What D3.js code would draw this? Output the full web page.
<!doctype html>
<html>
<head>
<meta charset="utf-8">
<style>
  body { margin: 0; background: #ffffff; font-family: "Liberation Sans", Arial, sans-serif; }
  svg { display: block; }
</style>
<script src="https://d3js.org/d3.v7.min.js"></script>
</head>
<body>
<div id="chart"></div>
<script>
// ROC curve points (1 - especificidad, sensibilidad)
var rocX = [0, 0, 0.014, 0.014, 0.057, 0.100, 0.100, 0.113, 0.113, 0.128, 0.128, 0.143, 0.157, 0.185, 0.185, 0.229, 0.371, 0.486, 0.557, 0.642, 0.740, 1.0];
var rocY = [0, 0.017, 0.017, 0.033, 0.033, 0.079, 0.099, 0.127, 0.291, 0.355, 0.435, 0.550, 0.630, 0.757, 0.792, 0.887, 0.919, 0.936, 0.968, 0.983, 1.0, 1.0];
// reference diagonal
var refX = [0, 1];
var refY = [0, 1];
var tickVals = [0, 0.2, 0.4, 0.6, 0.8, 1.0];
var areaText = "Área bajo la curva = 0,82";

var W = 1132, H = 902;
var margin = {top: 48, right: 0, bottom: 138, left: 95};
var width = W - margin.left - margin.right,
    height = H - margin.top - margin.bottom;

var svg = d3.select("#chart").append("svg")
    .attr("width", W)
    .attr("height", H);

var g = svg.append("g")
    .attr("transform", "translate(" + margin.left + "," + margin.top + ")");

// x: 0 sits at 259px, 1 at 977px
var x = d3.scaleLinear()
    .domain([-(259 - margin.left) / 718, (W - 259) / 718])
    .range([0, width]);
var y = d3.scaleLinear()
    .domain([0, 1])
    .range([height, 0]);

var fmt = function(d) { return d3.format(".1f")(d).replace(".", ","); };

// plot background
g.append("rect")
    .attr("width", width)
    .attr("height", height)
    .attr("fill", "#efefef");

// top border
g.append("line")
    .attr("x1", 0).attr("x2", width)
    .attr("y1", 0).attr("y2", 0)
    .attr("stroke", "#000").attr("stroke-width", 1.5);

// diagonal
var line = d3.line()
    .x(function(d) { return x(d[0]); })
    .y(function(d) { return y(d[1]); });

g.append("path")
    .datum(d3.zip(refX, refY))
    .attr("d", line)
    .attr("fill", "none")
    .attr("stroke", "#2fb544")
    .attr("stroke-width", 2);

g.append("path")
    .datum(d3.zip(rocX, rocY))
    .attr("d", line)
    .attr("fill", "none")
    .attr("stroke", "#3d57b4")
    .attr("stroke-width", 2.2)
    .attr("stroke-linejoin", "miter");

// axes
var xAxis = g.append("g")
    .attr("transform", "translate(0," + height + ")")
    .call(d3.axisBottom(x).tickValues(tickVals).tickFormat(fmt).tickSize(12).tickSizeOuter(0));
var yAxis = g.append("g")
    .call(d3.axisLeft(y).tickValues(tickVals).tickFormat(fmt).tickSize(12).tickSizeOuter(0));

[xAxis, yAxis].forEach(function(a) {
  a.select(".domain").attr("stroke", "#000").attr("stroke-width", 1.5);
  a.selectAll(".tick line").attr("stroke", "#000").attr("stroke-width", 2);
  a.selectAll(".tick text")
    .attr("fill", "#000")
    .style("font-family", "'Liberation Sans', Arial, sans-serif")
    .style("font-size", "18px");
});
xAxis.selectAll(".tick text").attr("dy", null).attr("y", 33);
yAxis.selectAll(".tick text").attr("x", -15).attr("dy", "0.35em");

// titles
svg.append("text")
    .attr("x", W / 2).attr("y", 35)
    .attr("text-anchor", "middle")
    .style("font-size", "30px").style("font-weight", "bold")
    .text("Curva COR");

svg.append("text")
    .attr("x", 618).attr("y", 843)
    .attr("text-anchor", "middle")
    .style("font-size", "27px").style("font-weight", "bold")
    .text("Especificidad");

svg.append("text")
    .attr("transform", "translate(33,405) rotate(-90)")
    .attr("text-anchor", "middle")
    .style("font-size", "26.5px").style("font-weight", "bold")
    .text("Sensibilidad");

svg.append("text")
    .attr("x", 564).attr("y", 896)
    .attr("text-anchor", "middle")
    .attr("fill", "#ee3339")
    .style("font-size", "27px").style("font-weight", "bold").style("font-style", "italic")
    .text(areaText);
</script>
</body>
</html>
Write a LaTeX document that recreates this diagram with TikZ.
++++++++
» **Your goal**
Locate the string "this" in the listing above and copy every line where it occurs.

» **Exercise result**
What D3.js code would draw this? Output the full web page.
Write a LaTeX document that recreates this diagram with TikZ.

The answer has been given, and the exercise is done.